Canadian Tire Distribution Centres located primarily in Brampton, Ontario overhauled a facility designed to sort and recycle damaged products from the supply chain and reverse flow processes. The overall objective of the project was to implement streams to reuse and recycle as much material as possible and avoid sending anything to landfill. It wasn’t easy – but mission accomplished – and in some innovative ways
With the major overhaul taking shape in 2014, pushing through to 2015/2016, the facility, known as the Resource Recovery Centre, is now considered the recycling hub for Canadian Tire in Canada, processing roughly 2,000 metric tonnes of recycled product annually through over 20 different recycling streams and operating at an over 98% diversion rate. .
The initial push for the project was driven by an increase in sustainability efforts through supply chain. Many opportunities were identified to properly recycle these materials which helped to meet Canadian Tire’s sustainability goals but were also backed by significant financial benefit in resource recovery value of the recyclables.

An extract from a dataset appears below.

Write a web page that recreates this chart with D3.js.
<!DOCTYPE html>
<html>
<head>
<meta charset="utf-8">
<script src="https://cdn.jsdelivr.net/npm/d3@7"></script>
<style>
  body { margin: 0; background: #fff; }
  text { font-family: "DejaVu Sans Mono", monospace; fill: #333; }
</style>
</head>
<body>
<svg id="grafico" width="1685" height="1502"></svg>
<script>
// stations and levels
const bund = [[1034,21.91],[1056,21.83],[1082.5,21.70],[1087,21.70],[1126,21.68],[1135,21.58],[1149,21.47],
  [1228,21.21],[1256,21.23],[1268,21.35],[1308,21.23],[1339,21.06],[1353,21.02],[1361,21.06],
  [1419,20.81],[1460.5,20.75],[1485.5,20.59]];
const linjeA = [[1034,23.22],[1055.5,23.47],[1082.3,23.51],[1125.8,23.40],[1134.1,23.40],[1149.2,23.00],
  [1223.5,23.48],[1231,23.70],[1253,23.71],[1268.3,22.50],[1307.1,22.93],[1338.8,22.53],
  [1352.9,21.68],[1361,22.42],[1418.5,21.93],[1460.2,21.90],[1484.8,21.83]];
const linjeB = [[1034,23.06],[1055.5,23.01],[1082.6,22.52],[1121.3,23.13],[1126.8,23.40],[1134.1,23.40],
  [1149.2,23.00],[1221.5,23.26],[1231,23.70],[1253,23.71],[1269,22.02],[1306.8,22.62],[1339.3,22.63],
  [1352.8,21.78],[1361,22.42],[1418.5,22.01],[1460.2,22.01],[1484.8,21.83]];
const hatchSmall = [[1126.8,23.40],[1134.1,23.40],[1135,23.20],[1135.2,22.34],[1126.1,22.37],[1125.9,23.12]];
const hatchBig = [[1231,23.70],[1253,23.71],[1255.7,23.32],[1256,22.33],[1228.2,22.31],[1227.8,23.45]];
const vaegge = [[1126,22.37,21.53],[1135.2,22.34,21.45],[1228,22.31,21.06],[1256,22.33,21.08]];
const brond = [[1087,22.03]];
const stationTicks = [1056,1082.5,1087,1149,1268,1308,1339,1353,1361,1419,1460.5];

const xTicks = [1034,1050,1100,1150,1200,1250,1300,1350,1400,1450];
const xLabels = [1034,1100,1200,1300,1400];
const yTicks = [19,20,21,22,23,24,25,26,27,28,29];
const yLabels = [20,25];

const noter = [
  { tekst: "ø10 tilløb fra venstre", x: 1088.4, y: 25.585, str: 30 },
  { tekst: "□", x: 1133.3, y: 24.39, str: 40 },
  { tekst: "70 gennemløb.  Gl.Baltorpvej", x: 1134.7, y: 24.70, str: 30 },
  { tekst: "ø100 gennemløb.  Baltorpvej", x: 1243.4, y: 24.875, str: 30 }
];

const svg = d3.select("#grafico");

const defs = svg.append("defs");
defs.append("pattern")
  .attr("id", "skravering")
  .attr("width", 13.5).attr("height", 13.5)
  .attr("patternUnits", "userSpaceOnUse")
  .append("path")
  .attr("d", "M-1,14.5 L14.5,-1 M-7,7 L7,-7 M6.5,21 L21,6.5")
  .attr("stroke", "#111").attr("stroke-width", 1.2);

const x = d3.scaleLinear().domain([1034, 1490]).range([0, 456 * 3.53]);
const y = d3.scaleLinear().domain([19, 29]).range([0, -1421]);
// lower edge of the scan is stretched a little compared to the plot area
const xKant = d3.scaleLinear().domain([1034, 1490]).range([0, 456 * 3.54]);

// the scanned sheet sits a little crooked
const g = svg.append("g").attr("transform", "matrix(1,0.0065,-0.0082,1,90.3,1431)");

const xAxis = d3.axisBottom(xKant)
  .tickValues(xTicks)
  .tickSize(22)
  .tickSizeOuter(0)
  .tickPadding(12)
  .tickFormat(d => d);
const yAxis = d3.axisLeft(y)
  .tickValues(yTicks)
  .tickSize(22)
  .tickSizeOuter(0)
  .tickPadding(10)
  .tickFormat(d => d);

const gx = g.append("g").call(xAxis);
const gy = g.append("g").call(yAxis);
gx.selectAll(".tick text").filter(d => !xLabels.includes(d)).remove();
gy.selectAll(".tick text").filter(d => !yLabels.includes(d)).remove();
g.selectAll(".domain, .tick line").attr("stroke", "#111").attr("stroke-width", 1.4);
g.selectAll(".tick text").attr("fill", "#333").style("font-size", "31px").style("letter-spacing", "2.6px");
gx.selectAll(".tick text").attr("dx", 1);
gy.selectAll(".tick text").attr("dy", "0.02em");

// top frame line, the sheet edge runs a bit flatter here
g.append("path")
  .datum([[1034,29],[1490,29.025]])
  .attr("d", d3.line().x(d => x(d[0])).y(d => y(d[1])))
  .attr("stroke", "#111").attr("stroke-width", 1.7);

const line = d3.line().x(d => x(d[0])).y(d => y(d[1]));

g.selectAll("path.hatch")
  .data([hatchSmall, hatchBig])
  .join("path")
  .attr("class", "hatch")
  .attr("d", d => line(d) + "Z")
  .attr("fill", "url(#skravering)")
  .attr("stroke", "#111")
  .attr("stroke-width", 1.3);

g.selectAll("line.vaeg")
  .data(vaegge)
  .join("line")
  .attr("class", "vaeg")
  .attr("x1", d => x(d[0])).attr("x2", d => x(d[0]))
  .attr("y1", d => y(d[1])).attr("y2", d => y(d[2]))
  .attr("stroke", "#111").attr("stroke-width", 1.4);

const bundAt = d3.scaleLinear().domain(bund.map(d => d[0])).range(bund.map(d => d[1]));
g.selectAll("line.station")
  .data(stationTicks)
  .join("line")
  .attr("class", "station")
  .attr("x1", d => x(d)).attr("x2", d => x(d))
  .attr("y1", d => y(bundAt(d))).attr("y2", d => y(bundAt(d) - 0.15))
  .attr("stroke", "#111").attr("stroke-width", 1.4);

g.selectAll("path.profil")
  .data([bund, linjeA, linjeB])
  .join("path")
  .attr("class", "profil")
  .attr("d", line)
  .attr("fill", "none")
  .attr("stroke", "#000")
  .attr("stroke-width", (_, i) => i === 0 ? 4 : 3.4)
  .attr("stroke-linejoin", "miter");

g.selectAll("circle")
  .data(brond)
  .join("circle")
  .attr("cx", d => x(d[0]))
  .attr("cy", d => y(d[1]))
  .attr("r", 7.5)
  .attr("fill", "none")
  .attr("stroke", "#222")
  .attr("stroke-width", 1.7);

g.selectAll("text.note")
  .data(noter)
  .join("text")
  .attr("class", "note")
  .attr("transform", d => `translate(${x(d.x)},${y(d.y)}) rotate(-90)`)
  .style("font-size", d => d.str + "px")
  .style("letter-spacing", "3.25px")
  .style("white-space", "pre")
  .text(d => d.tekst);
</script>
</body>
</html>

Extensive research was completed to determine the composition of the materials found in the waste stream. The site originally operated with a waste compactor and a metal compactor, clearly this was not sufficient for recycling all of the materials. With initial waste audits completed on the site, it was determined that over 20 different recycling streams could be implemented as long as right recycling partners could be found. Using an innovative waste brokerage model, Greenspace Waste Solutions was chosen to partner with Canadian Tire. Together, Greenspace Waste Solutions and Canadian Tire were able to identify reliable recyclers for all recycling streams, but this was only step one.

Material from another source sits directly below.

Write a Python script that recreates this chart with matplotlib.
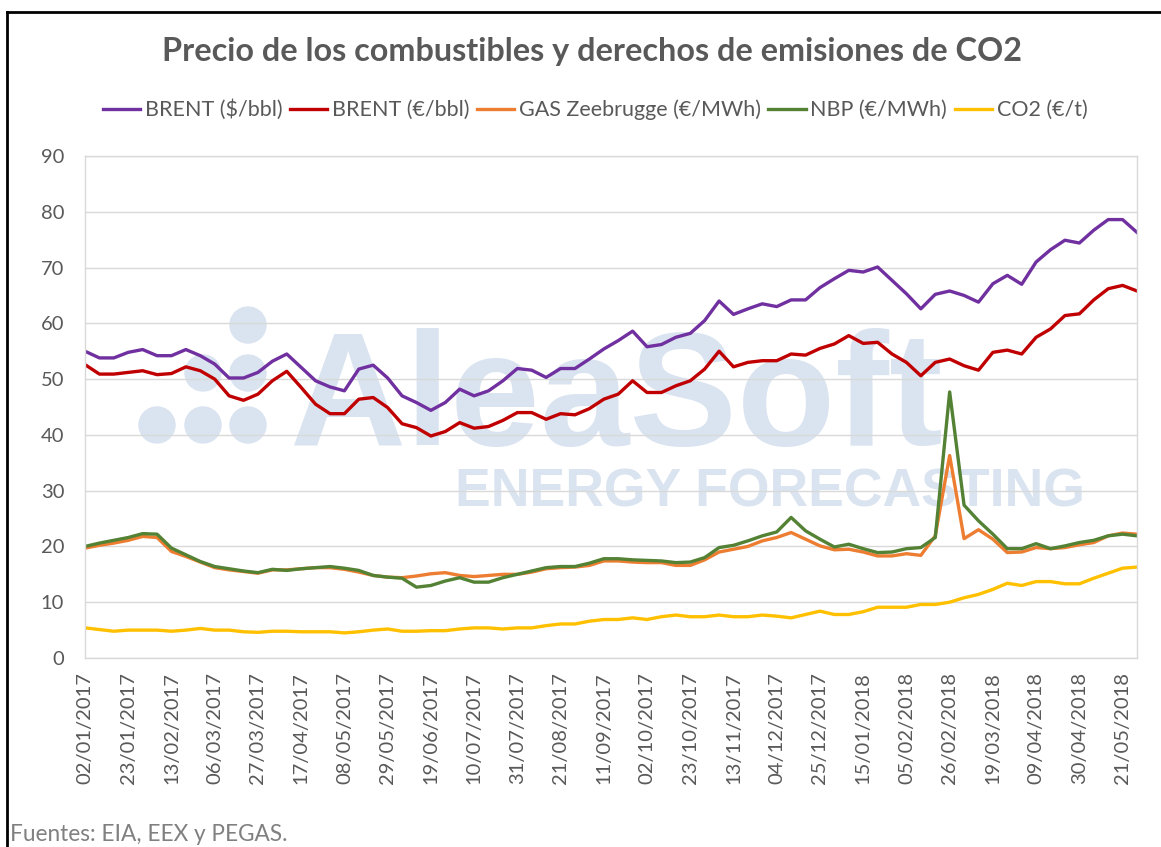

Building the business case for each recyclable, Canadian Tire was able to implement new machinery on site needed for the processing and consolidation of recyclables. The positive business cases developed (both in benefit to the environment, and financially), drove the purchase of new balers, a Styrofoam densifier, and new infrastructure and processes on site.

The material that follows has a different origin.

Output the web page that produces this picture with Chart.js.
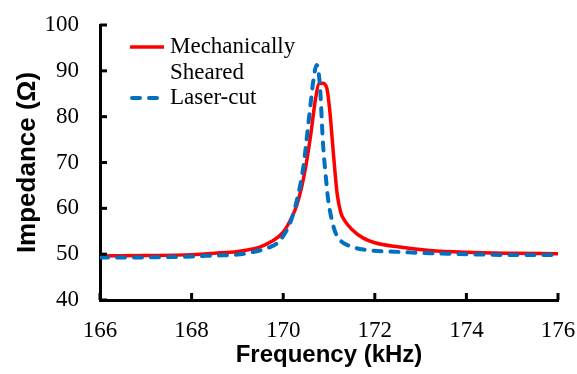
<!DOCTYPE html>
<html>
<head>
<meta charset="utf-8">
<script src="https://cdn.jsdelivr.net/npm/chart.js@4/dist/chart.umd.min.js"></script>
<style>
  html, body { margin: 0; padding: 0; background: #fff; }
  #wrap { width: 577px; height: 374px; }
</style>
</head>
<body>
<div id="wrap"><canvas id="impedanceChart" width="577" height="374"></canvas></div>
<script>
// Impedance vs frequency — two cutting methods

const xTicks = [166, 168, 170, 172, 174, 176];
const yTicks = [40, 50, 60, 70, 80, 90, 100];

const shearedFreq = [166, 167, 168, 168.5, 169, 169.5, 169.75, 170.0, 170.2, 170.3, 170.4, 170.5, 170.6, 170.7, 170.78,
  170.86, 170.95, 171.02, 171.1, 171.18, 171.26, 171.35, 171.5, 171.75, 172.0, 172.5, 173.2, 174, 175, 176];
const shearedImp = [49.6, 49.7, 49.9, 50.2, 50.6, 51.6, 52.8, 54.8, 58.3, 60.8, 64.5, 69.5, 76, 83.5, 87.2,
  87.3, 86.3, 81, 71.5, 63, 59, 57.2, 55.4, 53.5, 52.5, 51.6, 50.8, 50.4, 50.2, 50.1];

const laserFreq = [166, 167, 168, 168.5, 169, 169.3, 169.7, 169.9, 170.15, 170.3, 170.44, 170.5, 170.6, 170.66, 170.73,
  170.8, 170.87, 170.93, 170.98, 171.05, 171.13, 171.25, 171.4, 171.75, 172.5, 173.2, 174, 175, 176];
const laserImp = [49.3, 49.3, 49.5, 49.7, 49.9, 50.4, 51.5, 52.7, 56.8, 61.8, 69, 74, 83, 88, 91.3,
  87, 74, 67, 62, 58, 55, 53, 52, 51, 50.5, 50.2, 50, 49.8, 49.8];

const seriesLabels = ['Mechanically Sheared', 'Laser-cut'];

const toPoints = (xs, ys) => xs.map((x, i) => ({ x, y: ys[i] }));

// ─── Inward tick marks ───────────────────────────────────────────────────────
const innerTicks = {
  id: 'innerTicks',
  afterDraw(chart) {
    const { ctx, chartArea, scales } = chart;
    ctx.save();
    ctx.strokeStyle = '#000';
    ctx.lineWidth = 3;
    xTicks.forEach(v => {
      const px = scales.x.getPixelForValue(v);
      ctx.beginPath();
      ctx.moveTo(px, chartArea.bottom);
      ctx.lineTo(px, chartArea.bottom - 7);
      ctx.stroke();
    });
    yTicks.forEach(v => {
      const py = scales.y.getPixelForValue(v);
      ctx.beginPath();
      ctx.moveTo(chartArea.left, py);
      ctx.lineTo(chartArea.left + 7, py);
      ctx.stroke();
    });
    ctx.restore();
  },
};

// ─── Legend inside the plot (wraps long labels) ─────────────────────────────
const insideLegend = {
  id: 'insideLegend',
  afterDraw(chart) {
    const { ctx } = chart;
    const x0 = 130, sample = 34, textX = 170, maxW = 135, lineH = 25.5;
    let y = 47;
    ctx.save();
    ctx.font = '23px "Liberation Serif", "Times New Roman", serif';
    ctx.textBaseline = 'middle';
    ctx.fillStyle = '#000';
    chart.data.datasets.forEach(ds => {
      ctx.save();
      ctx.strokeStyle = ds.borderColor;
      ctx.lineWidth = ds.borderWidth;
      ctx.lineCap = ds.borderCapStyle || 'butt';
      ctx.setLineDash(ds.borderDash || []);
      ctx.beginPath();
      ctx.moveTo(x0 + (ds.borderDash ? 2 : 0), y);
      ctx.lineTo(x0 + sample, y);
      ctx.stroke();
      ctx.restore();
      const words = ds.label.split(' ');
      let line = '';
      const lines = [];
      words.forEach(w => {
        const test = line ? line + ' ' + w : w;
        if (ctx.measureText(test).width > maxW && line) { lines.push(line); line = w; }
        else line = test;
      });
      lines.push(line);
      lines.forEach((l, i) => ctx.fillText(l, textX, y + i * lineH));
      y += lines.length * lineH;
    });
    ctx.restore();
  },
};

new Chart(document.getElementById('impedanceChart'), {
  type: 'line',
  data: {
    datasets: [
      {
        label: seriesLabels[0],
        data: toPoints(shearedFreq, shearedImp),
        borderColor: '#FF0000',
        borderWidth: 3.5,
        pointRadius: 0,
        cubicInterpolationMode: 'monotone',
        order: 2,
      },
      {
        label: seriesLabels[1],
        data: toPoints(laserFreq, laserImp),
        borderColor: '#0070C0',
        borderWidth: 4,
        borderDash: [8, 9],
        borderCapStyle: 'round',
        pointRadius: 0,
        cubicInterpolationMode: 'monotone',
        order: 1,
      },
    ],
  },
  options: {
    responsive: false,
    animation: false,
    layout: { padding: { top: 25, right: 19, left: 0, bottom: 0 } },
    plugins: { legend: { display: false }, tooltip: { enabled: false } },
    scales: {
      x: {
        type: 'linear',
        min: 166,
        max: 176,
        afterBuildTicks: s => { s.ticks = xTicks.map(v => ({ value: v })); },
        afterFit: s => { s.height = 74; s.paddingLeft = 0; s.paddingRight = 0; },
        grid: { drawOnChartArea: false, drawTicks: false },
        border: { color: '#000', width: 3 },
        ticks: { color: '#000', padding: 17, maxRotation: 0, font: { family: '"Liberation Serif", serif', size: 23 } },
        title: {
          display: true,
          text: 'Frequency (kHz)',
          color: '#000',
          padding: { top: 0, bottom: 4 },
          font: { family: '"Liberation Sans", Arial, sans-serif', size: 24, weight: 'bold' },
        },
      },
      y: {
        min: 40,
        max: 100,
        afterBuildTicks: s => { s.ticks = yTicks.map(v => ({ value: v })); },
        afterFit: s => { s.width = 100; s.paddingTop = 0; s.paddingBottom = 0; },
        grid: { drawOnChartArea: false, drawTicks: false },
        border: { color: '#000', width: 3 },
        ticks: { color: '#000', padding: 21, font: { family: '"Liberation Serif", serif', size: 23 } },
        title: {
          display: true,
          text: 'Impedance (Ω)',
          color: '#000',
          padding: { top: 12, bottom: 0 },
          font: { family: '"Liberation Sans", Arial, sans-serif', size: 26, weight: 'bold' },
        },
      },
    },
  },
  plugins: [innerTicks, insideLegend],
});
</script>
</body>
</html>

The scope of the project’s success is best measured in numbers. Prior to 2014, the facility operated at a diversion rate as low as 15%, sending roughly 1000 tonnes to landfill annually, and at a negative cost of roughly $800,000 annually. In 2015 and 2016, the program operated at an average diversion rate of 98.25%, diverting 3530 tonnes away from landfill and into recycling streams and generating $66,000 in recycling related revenue.
The project has continued to expand, opening up the program to site to their other banners (including Sport Chek, National Sports, Pro Hockey Life and Marks) and began the push from recycling, to reuse. Now, partnering with several non-profits, including The YMCA, The Knights Table, The Humane Society, Helping Homeless Pets and Habitat for Humanity the program is able to donate slightly damaged product that would otherwise be recycled.
An employee resale shop generated $243,000 in 2014 and another $375,000 over 2015 and 2016, with all proceeds going to the Canadian Tire Jumpstart charity which helps kids in financial need participate in sports.